Prevention without explanation becomes noise.

Teams are told to be more careful. New alerts are added. Processes multiply.

Without credible explanation, these interventions degrade into alert fatigue and policy inflation.

Prediction without explanation creates a different problem: distrust.

When a system surfaces risk but cannot clearly explain why, operators hesitate. Action slows. Confidence erodes.

Organizations act on intelligence they trust.

They trust intelligence that is explainable.

Root Cause Analysis is the trust layer in operational intelligence.

It ensures that what is surfaced is structured, evidence-backed, and human-confirmed.

Nothing becomes authoritative without review.
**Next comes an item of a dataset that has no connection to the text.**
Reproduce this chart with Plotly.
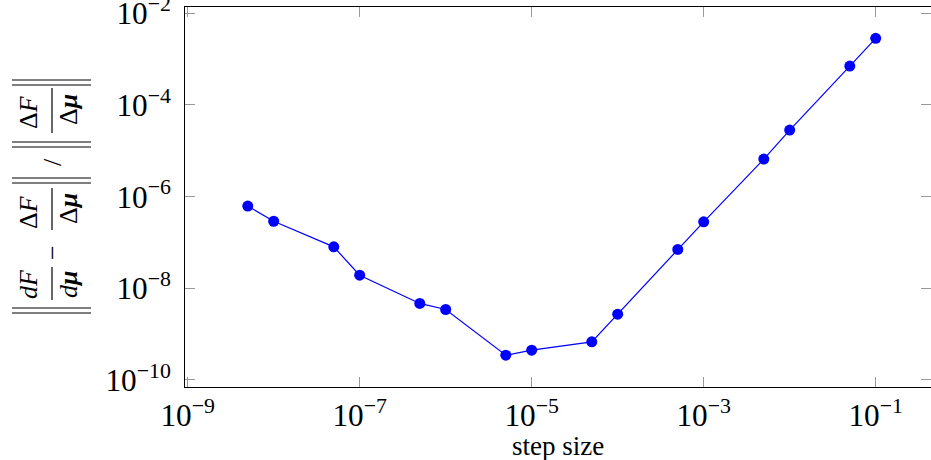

Nothing is labeled root cause without validation.

That sequencing protects credibility while increasing speed.

Trust compounds.

When trust compounds, speed compounds.

When speed compounds, prevention becomes structural rather than reactive.

Explanation Precedes Prevention. Prevention Precedes Prediction.

It is tempting to begin with prediction.

Prediction without explanation is fragile.

The durable sequence is different:

  1. Correlate signals across systems.
  2. Explain what happened with structured evidence.
  3. Prevent repeat failure by recognizing patterns.
  4. Predict risk once sufficient understanding exists.

Root Cause Analysis sits at the center of this progression.

It converts fragmented operational exhaust into structured intelligence. It creates clean feedback loops. It establishes organizational memory.

Without Root Cause Analysis, correlation has no meaning. Without explanation, prevention has no credibility. Without credibility, prediction has no adoption.

The Foresight Gap is not closed by faster dashboards.

It is closed by faster understanding.

And faster understanding begins with Root Cause Analysis.